Why she wrote Black Diamond: "Initially the inspiration was how hard both my mother and sister-in-law, especially the latter, fought for their lives against cruel diseases. I wanted to honour their spirit, but also the spirit of the couple who offered me so much more than food, a sustenance that loosened the grip death had on my heart. It took two decades to acquire the necessary artistic distance to do these people justice, at least to the best of my abilities.
"In an age of so much suspicion and polarization, I wanted to honour people like the couple at the grocery store, who were casually kind and generous to someone they would never see again; and who could never have known how much those small kindnesses meant to someone so emptied out. The grocery store is gone now, so there is no way to thank them in person. But I will never forget them. What a gift if their behaviour were the norm."

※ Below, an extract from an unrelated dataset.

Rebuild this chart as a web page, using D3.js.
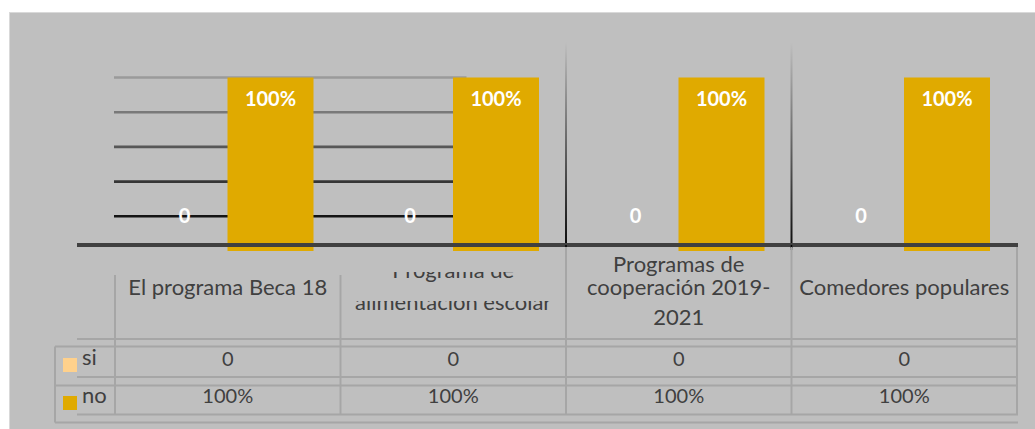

The Edge of Change by Kelly S. Thompson
Kelly S. Thompson has an MFA and PhD in creative writing and is a mentor at the University of King's College MFA Nonfiction program. Her writing has won awards, including being longlisted for the 2021 CBC Nonfiction Prize for her story Dear CAF. Her essays, fiction and poetry have appeared in Chatelaine, the Toronto Star and Macleans. Her memoir, Girls Need Not Apply, was named a top 100 Book of 2019 by the Globe and Mail. Her second memoir, Still, I Cannot Save You, was released in spring 2023.
Why she wrote The Edge of Change: "My sister had a series of abusive partners in her life, starting when she was a teenager. This essay is about when I went to visit her for the first time, a teenager myself but on the cusp of adulthood, and realizing her quest for love would lead my big sister to dark places. I wanted to protect her, but despaired knowing I couldn't.
"My sister died in 2018 after a short cancer battle and she always wanted me to write about our relationship. When I wrote my memoir about her, Still, I Cannot Save You, this essay, which I'd written long before the manuscript, was originally an early chapter in the book, but I ended up cutting it.
"I share it now because intimate partner violence and abuse is such an important issue, a topic close to my heart. I hope those who see themselves in this story know they are strong, loved and brave, and those who love someone in this situation seek expert help to guide them in this rocky terrain."